In biology, the fields of macromolecular structural biology and sequence bioinformatics have, since the 1970s, had established international databases for the deposition of data, and journal policies mandating such deposition prior to acceptance for publication of manuscripts describing the data. Similar good practices have developed more recently in other disciplines, notably astronomy. But these are the exceptions, and over the majority of scientific fields data publication remains a minority activity. For the most part, this is because the technical barriers to publication of research datasets remain so high, and the academic rewards so low, that such publication is undertaken only by the few who regard it as a moral imperative. However, new policies are combining with new technological capabilities to bring significant change to this publication landscape.
An analogy can perhaps be made with geological plate tectonics. The new policies of funders and journal publishers towards the open publication of research datasets arising from publicly funded research can be likened to a tectonic plate slowly moving forward with inexorable force, that is colliding with the massive stationary continental plate of established scientific practice, in which data are traditionally regarded as belonging to the research group that generated them, in which data sharing occurs only between trusted colleagues on the basis of personal request, and in which the only publications that are truly valued are those of journal articles.
This traditional position is reinforced by the metrics employed in the assessment of research quality, which, while giving lip service to the value of data publication, regard articles in high impact factor journals as of paramount importance. And there is good reason why the scholarly research article is so highly regarded, since it is a rhetorical construct in which the authors attempt by the selective presentation of evidence to convince the readers that particular hypotheses are proven. As such, it can both demonstrate the competence and achievements of the authors, and be evaluated against other such publications by peer review. In contrast, the publication of a research dataset is primarily a presentation of facts, with no rhetorical content, that can only be validated on the basis of internal self-consistency, information about instrument calibrations, resolution and error estimates, and the possession of adequate descriptive metadata in appropriate formats – much more pedestrian stuff.
However, to return to our analogy, these tectonic plates are colliding, with the traditional plate of data retention facing ultimate subduction beneath the advancing plate of open data publication. At present there is friction between them, and along much of the sheer zone there seems to be little movement, leading to a build-up of pressure. Small projects that result in some local movement towards better data management can be likened to minor earthquakes having only local impact. But these are the precursors to an inevitable major re-positioning of the plates to relieve the mounting pressure for change. This will result in a major general realignment of attitudes along the whole plate boundary, resulting in a tsunami of open data publication. We are thus on the cusp between the traditional status quo and a new dramatically reshaped scientific publication landscape, in which open data publication will take its proper place as underpinning the publication of ideas and evidences supporting hypotheses.

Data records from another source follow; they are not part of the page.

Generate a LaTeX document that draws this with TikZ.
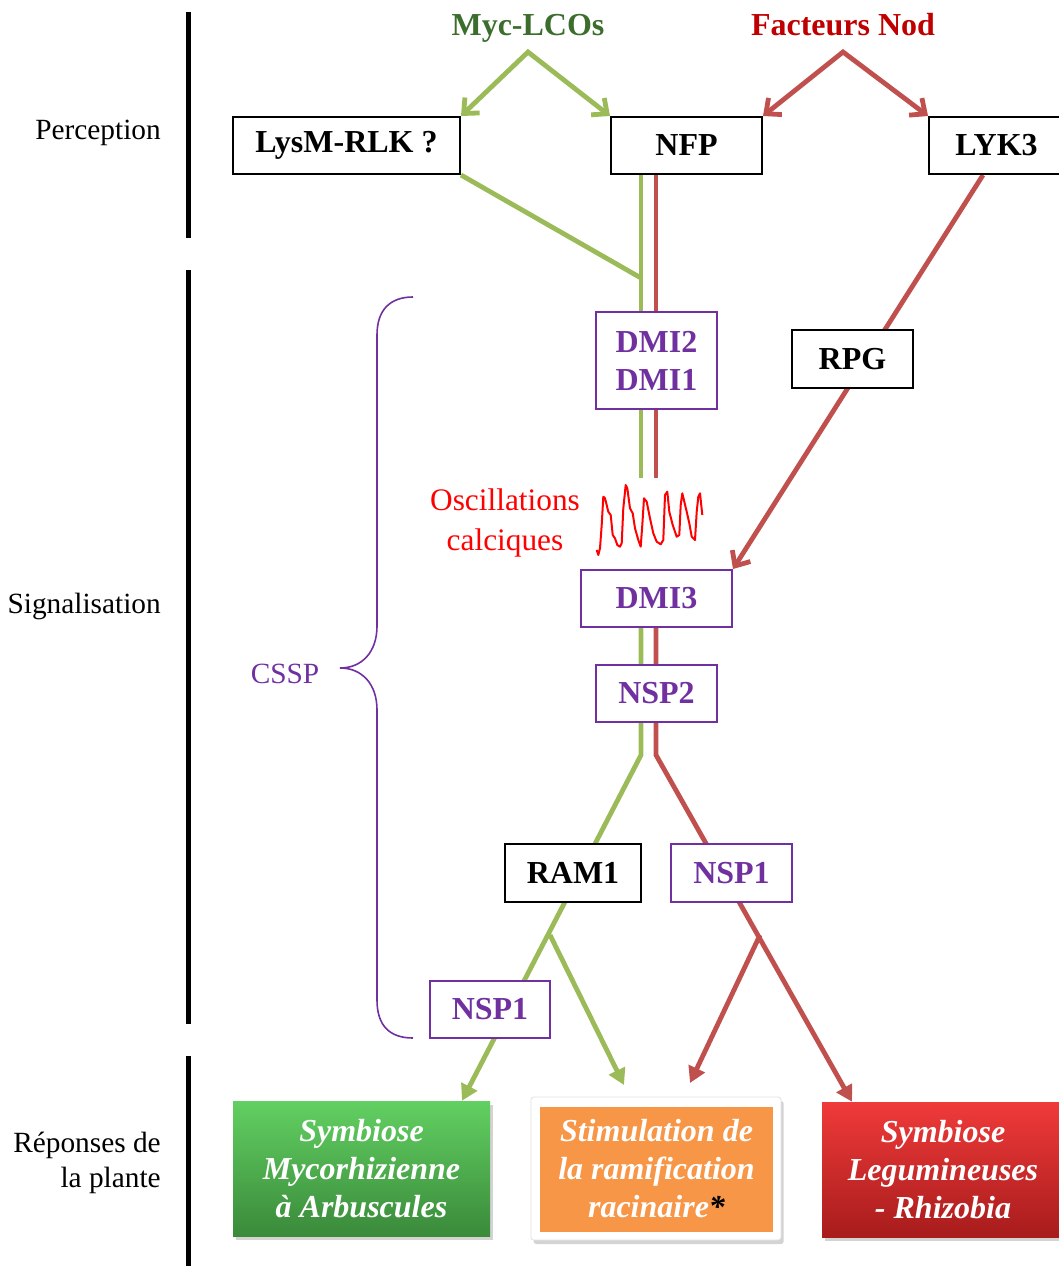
\documentclass[tikz,border=0pt]{standalone}
\usepackage{fontspec}
\setmainfont{Liberation Serif}
\usetikzlibrary{arrows.meta,shadows,backgrounds}
\definecolor{lgreen}{HTML}{9BBB59}
\definecolor{lred}{HTML}{C0504D}
\definecolor{purp}{HTML}{7030A0}
\definecolor{dgreen}{HTML}{3B6E2C}
\definecolor{dred}{HTML}{C00000}
\definecolor{orng}{HTML}{F79646}
\begin{document}
\begin{tikzpicture}[x=0.75pt,y=-0.75pt,
  boxfont/.style={font=\fontsize{24}{28.5}\selectfont\bfseries},
  blackbox/.style={boxfont,draw=black,line width=1.5pt,fill=white,inner sep=0pt},
  purpbox/.style={boxfont,draw=purp,line width=1.5pt,fill=white,text=purp,inner sep=0pt,align=center},
  gline/.style={draw=lgreen,line width=3.6pt},
  rline/.style={draw=lred,line width=3.6pt},
  barb/.style={-{Straight Barb[length=9pt,width=16pt]}},
  tri/.style={-{Triangle[length=12pt,width=13pt]}},
  sectlabel/.style={font=\fontsize{22}{26.5}\selectfont,align=right,anchor=east,inner sep=0pt},
  result/.style={inner sep=0pt,align=center,text=white,font=\fontsize{24}{28.5}\selectfont\bfseries\itshape,
     drop shadow={opacity=0.35,shadow xshift=2pt,shadow yshift=-3pt}},
  bar/.style={line width=3.75pt,black},
  signal/.style={font=\fontsize{24}{28}\selectfont\bfseries,anchor=base,inner sep=0pt}
]
\useasboundingbox (0,0) rectangle (1059,1266);

% section bars and labels
\draw[bar] (188,12) -- (188,238);
\draw[bar] (188,270) -- (188,1024);
\draw[bar] (188,1056) -- (188,1266);
\node[sectlabel] (perc) at (161,133) {Perception};
\node[sectlabel] (sig) at (161,606) {Signalisation};
\node[sectlabel] (rep) at (161,1163) {Réponses de\\la plante};

% signals
\node[signal,text=dgreen] (myc) at (528,36) {Myc-LCOs};
\node[signal,text=dred] (nod) at (843,36) {Facteurs Nod};

% boxes
\node[blackbox,minimum width=170.25pt,minimum height=42.75pt] (lysm) at (346.5,145.5) {LysM-RLK ?};
\node[blackbox,minimum width=113.25pt,minimum height=42.75pt] (nfp) at (686.5,145.5) {NFP};
\node[blackbox,minimum width=101.25pt,minimum height=42.75pt] (lyk) at (996.5,145.5) {LYK3};
\node[purpbox,minimum width=90.75pt,minimum height=72.75pt] (dmi) at (656.5,360.5) {DMI2\\DMI1};
\node[blackbox,minimum width=90.75pt,minimum height=43.5pt] (rpg) at (852.5,359) {RPG};
\node[purpbox,minimum width=113.25pt,minimum height=42.75pt] (dmi3) at (656.5,598.5) {DMI3};
\node[purpbox,minimum width=90.75pt,minimum height=42.75pt] (nsp2) at (656.5,693.5) {NSP2};
\node[blackbox,minimum width=102pt,minimum height=43.5pt] (ram) at (573,873) {RAM1};
\node[purpbox,minimum width=90.75pt,minimum height=43.5pt] (nspr) at (731.5,873) {NSP1};
\node[purpbox,minimum width=90pt,minimum height=42.75pt] (nspl) at (490,1009.5) {NSP1};

% oscillations
\node[text=red,font=\fontsize{23.5}{29.5}\selectfont,align=center] (osc) at (505,523) {Oscillations\\calciques};
\draw[red,line width=1.5pt,line join=round] (596.7,550) -- (598.3,555) -- (600,548.3) -- (601.7,525) -- (603.3,496.7)
  -- (605,498.3) -- (608.3,511.7) -- (610.7,515) -- (612.7,535) -- (615,538.3) -- (617.3,545) -- (620,546.7)
  -- (621.7,543.3) -- (623.3,508.3) -- (625.7,485) -- (627.3,488.3) -- (630,508.3) -- (632.7,513.3) -- (635,528.3)
  -- (638.3,540) -- (640.7,546.7) -- (642.3,525) -- (644,498.3) -- (646.7,501.7) -- (650,518.3) -- (653.3,533.3)
  -- (656.7,541.7) -- (660.7,544.3) -- (663.3,540) -- (665,495) -- (667.3,491.7) -- (669.3,511.7) -- (672.7,525)
  -- (676.7,536.7) -- (679.3,535) -- (680.7,505) -- (682.3,493.3) -- (684.3,501.7) -- (686.7,511.7) -- (689.3,523.3)
  -- (691.7,536.7) -- (695,540) -- (696.7,511.7) -- (698.3,496.7) -- (700,493.3) -- (702.3,515);

% CSSP brace
\node[text=purp,font=\fontsize{22}{26}\selectfont] (cssp) at (285,674) {CSSP};
\draw[purp,line width=1.2pt] (413,297) .. controls (390,297) and (377,310) .. (377,335) -- (377,626)
  .. controls (377,652) and (362,668) .. (340,668) .. controls (362,668) and (377,684) .. (377,710)
  -- (377,1000) .. controls (377,1026) and (390,1038) .. (413,1038);

% responses
\node[result,top color={rgb,255:red,98;green,208;blue,98},bottom color={rgb,255:red,58;green,138;blue,58},
  minimum width=192.75pt,minimum height=101.25pt] (amf) at (361.5,1168.5) {Symbiose\\Mycorhizienne\\à Arbuscules};
\node[fill=white,draw=black!12,line width=0.6pt,rounded corners=2pt,minimum width=187.5pt,minimum height=107.25pt,
  drop shadow={opacity=0.35,shadow xshift=2pt,shadow yshift=-3pt}] (frame) at (656,1168.5) {};
\node[inner sep=0pt,align=center,text=white,font=\fontsize{24}{28.5}\selectfont\bfseries\itshape,fill=orng,
  minimum width=174.75pt,minimum height=93.75pt] (ramif) at (656.5,1169) {Stimulation de\\la ramification\\racinaire\textcolor{black}{*}};
\node[result,top color={rgb,255:red,240;green,58;blue,58},bottom color={rgb,255:red,168;green,28;blue,28},
  minimum width=181.5pt,minimum height=101.25pt] (rhiz) at (943,1169.5) {Symbiose\\Legumineuses\\- Rhizobia};

% connectors
\begin{scope}[on background layer]
  \coordinate (gx) at (641,0);
  \coordinate (rx) at (656,0);
  \coordinate (lykx) at (983,0);
  \coordinate (mycs) at (528,52);
  \coordinate (nods) at (843,52);
  \coordinate (gjoin) at (641,278);
  \coordinate (gstop) at (641,478);
  \coordinate (rstop) at (656,478);
  \coordinate (gsplit) at (641,755);
  \coordinate (rsplit) at (656,755);
  \coordinate (gendx) at (462,0);
  \coordinate (rendx) at (852,0);
  \coordinate (gbr) at (550,935);
  \coordinate (gbrend) at (624,1085);
  \coordinate (rbr) at (760,935);
  \coordinate (rbrend) at (690,1083);

  \draw[gline,line join=miter,{Straight Barb[length=9pt,width=16pt]}-{Straight Barb[length=9pt,width=16pt]}]
     (lysm.north east) -- (mycs) -- (nfp.north west);
  \draw[rline,line join=miter,{Straight Barb[length=9pt,width=16pt]}-{Straight Barb[length=9pt,width=16pt]}]
     (nfp.north east) -- (nods) -- (lyk.north west);

  \draw[gline] (lysm.south east) -- (gjoin);
  \draw[gline] (nfp.south -| gx) -- (gstop);
  \draw[rline] (nfp.south -| rx) -- (rstop);
  \draw[rline,barb] (lyk.south -| lykx) -- (dmi3.north east);

  \draw[gline,tri,line join=miter] (dmi3.south -| gx) -- (gsplit) -- (amf.north -| gendx);
  \draw[rline,tri,line join=miter] (dmi3.south -| rx) -- (rsplit) -- (rhiz.north -| rendx);
  \draw[gline,tri] (gbr) -- (gbrend);
  \draw[rline,tri] (rbr) -- (rbrend);
\end{scope}
\end{tikzpicture}
\end{document}
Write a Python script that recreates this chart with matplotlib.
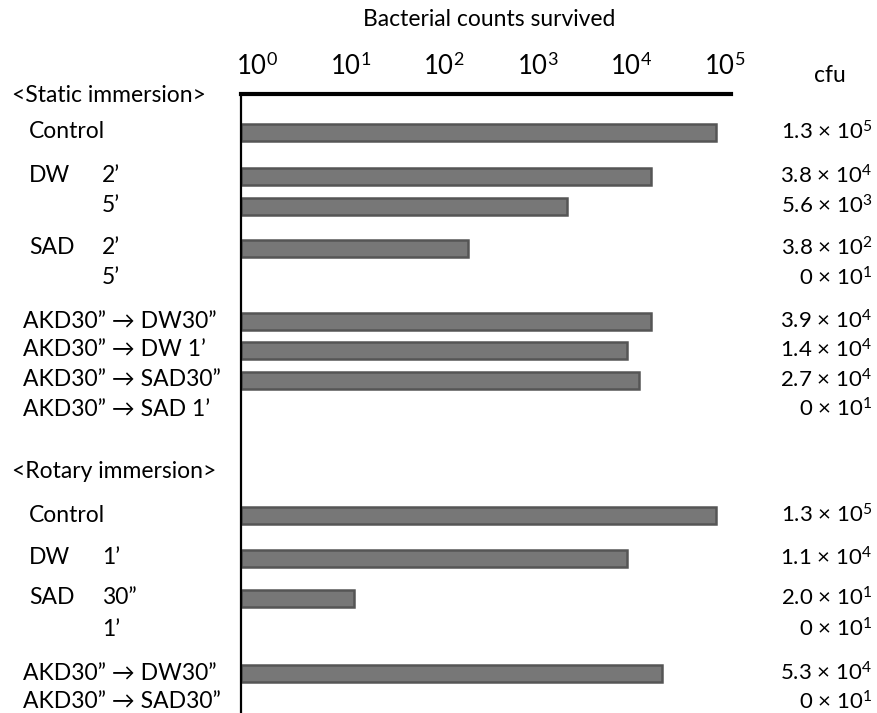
import matplotlib
matplotlib.use('Agg')
import matplotlib.pyplot as plt
import numpy as np

plt.rcParams['font.family'] = ['Lato', 'DejaVu Sans']
plt.rcParams['mathtext.fontset'] = 'custom'
plt.rcParams['mathtext.rm'] = 'Lato'
plt.rcParams['mathtext.it'] = 'Lato:italic'
plt.rcParams['mathtext.bf'] = 'Lato:bold'

# rows: treatment, time, bar value, cfu label
treatments = ['Control', 'DW', '', 'SAD', '',
              'AKD30” → DW30”', 'AKD30” → DW 1’', 'AKD30” → SAD30”', 'AKD30” → SAD 1’',
              'Control', 'DW', 'SAD', '',
              'AKD30” → DW30”', 'AKD30” → SAD30”']
times = ['', '2’', '5’', '2’', '5’', '', '', '', '',
         '', '1’', '30”', '1’', '', '']
bar_values = [8.1e4, 1.63e4, 2.1e3, 1.8e2, 0,
              1.63e4, 9.1e3, 1.22e4, 0,
              8.1e4, 9.0e3, 11, 0,
              2.16e4, 0]
cfu_mant = ['1.3', '3.8', '5.6', '3.8', '0', '3.9', '1.4', '2.7', '0',
            '1.3', '1.1', '2.0', '0', '5.3', '0']
cfu_exp = [5, 4, 3, 2, 1, 4, 4, 4, 1, 5, 4, 1, 1, 4, 1]
headers = ['<Static immersion>', '<Rotary immersion>']
tick_exp = [0, 1, 2, 3, 4, 5]

# layout (pixel rows of the original figure)
W, H = 877, 713
row_y = [132, 176, 206, 248, 278, 321, 350, 380, 409, 515, 558, 598, 629, 673, 702]
header_y = [96, 471]
ax_left, ax_right, ax_top = 241, 731, 94

fig = plt.figure(figsize=(W / 100, H / 100), dpi=100)
ax = fig.add_axes([ax_left / W, 0, (ax_right - ax_left) / W, (H - ax_top) / H])

# log axis: 10^0 label at ~257 px, 93.4 px per decade
xmin = 10 ** ((ax_left - 257.2) / 93.4)
xmax = 10 ** ((ax_right - 257.2) / 93.4)
ax.set_xscale('log')
ax.set_xlim(xmin, xmax)
ax.set_ylim(H, ax_top)

for y, v in zip(row_y, bar_values):
    if v > 0:
        ax.barh(y, v - xmin, left=xmin, height=17, color='#777777',
                edgecolor='#555555', linewidth=1.8)

for s in ['right', 'bottom']:
    ax.spines[s].set_visible(False)
ax.spines['top'].set_linewidth(3)
ax.spines['left'].set_linewidth(1.6)
ax.xaxis.tick_top()
ax.set_xticks([10.0 ** e for e in tick_exp], [f'10$^{{{e}}}$' for e in tick_exp])
ax.xaxis.set_minor_locator(matplotlib.ticker.NullLocator())
ax.tick_params(axis='x', length=0, pad=10, labelsize=18.5)
ax.set_yticks([])

def px(x):
    return (x - ax_left) / (ax_right - ax_left)

tr = ax.get_yaxis_transform()
fs = 16.5
for t, tm, y in zip(treatments, times, row_y):
    if t.startswith('AKD'):
        ax.text(px(23), y, t, transform=tr, ha='left', va='center', fontsize=fs, clip_on=False)
    elif t:
        ax.text(px(29), y, t, transform=tr, ha='left', va='center', fontsize=fs, clip_on=False)
    if tm:
        ax.text(px(102), y, tm, transform=tr, ha='left', va='center', fontsize=fs, clip_on=False)

for h, y in zip(headers, header_y):
    ax.text(px(12), y, h, transform=tr, ha='left', va='center', fontsize=fs, clip_on=False)

for m, e, y in zip(cfu_mant, cfu_exp, row_y):
    ax.text(px(872), y, f'{m} × 10$^{{{e}}}$', transform=tr, ha='right', va='center',
            fontsize=16, clip_on=False)

fig.text(830 / W, 1 - 75 / H, 'cfu', ha='center', va='center', fontsize=fs)
fig.text(489 / W, 1 - 20 / H, 'Bacterial counts survived', ha='center', va='center', fontsize=fs)

fig.savefig('out.png', dpi=100)
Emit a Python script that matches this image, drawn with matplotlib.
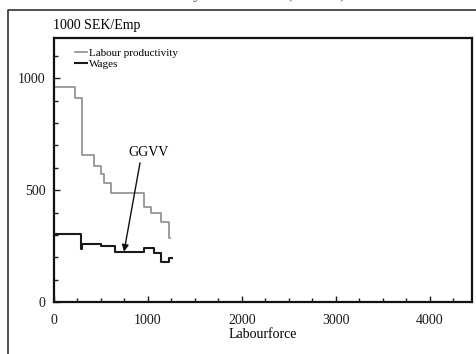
import matplotlib
matplotlib.use('Agg')
import matplotlib.pyplot as plt
from matplotlib.ticker import MultipleLocator

plt.rcParams['font.family'] = ['Liberation Serif', 'DejaVu Serif']

# step edges (labour force) and levels (1000 SEK per employee)
prod_x = [0, 220, 300, 430, 500, 535, 610, 960, 1030, 1135, 1228, 1234]
prod_y = [960, 910, 655, 608, 570, 530, 487, 425, 400, 358, 285, 285]

wage_x = [0, 292, 300, 500, 650, 960, 1065, 1135, 1224, 1260]
wage_y = [305, 237, 258, 250, 224, 240, 217, 180, 195, 195]

labels = ['Labour productivity', 'Wages']
xticks = [0, 1000, 2000, 3000, 4000]
yticks = [0, 500, 1000]

fig = plt.figure(figsize=(4.77, 3.54), dpi=100)
ax = fig.add_axes([54/477, 1-302/354, (472-54)/477, (302-38)/354])

ax.step(prod_x, prod_y, where='post', color='#8c8c8c', lw=1.2, label=labels[0])
ax.step(wage_x, wage_y, where='post', color='#1a1a1a', lw=1.5, label=labels[1])

ax.set_xlim(0, 4447)
ax.set_ylim(0, 1180)
ax.set_xticks(xticks)
ax.set_yticks(yticks)
ax.xaxis.set_minor_locator(MultipleLocator(250))
ax.yaxis.set_minor_locator(MultipleLocator(100))
ax.tick_params(which='both', direction='in', labelsize=10, colors='#1a1a1a')
ax.tick_params(which='major', length=4, width=1)
ax.tick_params(which='minor', length=3, width=1)
ax.tick_params(axis='x', pad=9)
ax.tick_params(axis='y', pad=6)
for s in ax.spines.values():
    s.set_linewidth(1.6)
    s.set_color('#111111')

ax.set_xlabel('Labourforce', fontsize=10, labelpad=0)

ax.text(1003, 670, 'GGVV', ha='center', va='center', fontsize=10)
ax.annotate('', xy=(745, 225), xytext=(915, 622),
            arrowprops=dict(arrowstyle='-|>', color='#111111', lw=1,
                            mutation_scale=10, shrinkA=0, shrinkB=0))

ax.legend(loc='upper left', bbox_to_anchor=(0.05, 0.962), frameon=False,
          fontsize=8, handlelength=1.1, handletextpad=0.2, labelspacing=0.1,
          borderpad=0, borderaxespad=0)

fig.text(53/477, 1-25/354, '1000 SEK/Emp', fontsize=10, ha='left', va='center')
# panel title, running off the top edge of the page
fig.text(232/477, 1+2/354, 'Productivity distribution (GGVV)', fontsize=12,
         ha='center', va='baseline', color='#555555')

# outer frame around the panel
fig.add_artist(plt.Line2D([8/477, 8/477, 1.0], [0, 1-10/354, 1-10/354],
                          transform=fig.transFigure, color='#333333', lw=1.2))

fig.savefig('out.png', dpi=100)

Technological projects such as the JISC ADMIRAL Project and its successor the JISC UMF DataFlow Project serve to facilitate this transition by ‘lubricating’ the plate boundary and enabling movement. In particular, the two-tiered federated data management infrastructure they provide, with local services to meet the private data management needs of individual research groups (DataStage filestore instances) being linked to institutional repositories (DataBank repository instances) by automated procedures for the easy archiving and publication of selected datasets, makes the whole process easier, as illustrated by the following figures taken from the original ADMIRAL Project grant application.
Four phases mark the activities undertaken in traversing the conventional data lifecycle: formulation, experimentation, interpretation and publication. The publication outputs from one cycle provide the input to the next. However, only selected research data are conventionally published. The original research datasets are frequently abandoned on local hard drives or CD-ROMs, and neither datasets nor papers are submitted to institutional repositories.
Raw research data are first organized and annotated in a local research data filestore. From there they can be shared and used to support publications, and can be automatically archived to institutional repositories, from which they can optionally be published as Linked Open Data on the Semantic Web for public dissemination and reuse. This figure differs from the DCC Data Cycle model by emphasizing the importance of the local research data filestore.
As investment is made in the local organization and annotation of research datasets, the effort involved in data submission to an institutional repository reduces to the point where it becomes feasible on a routine basis.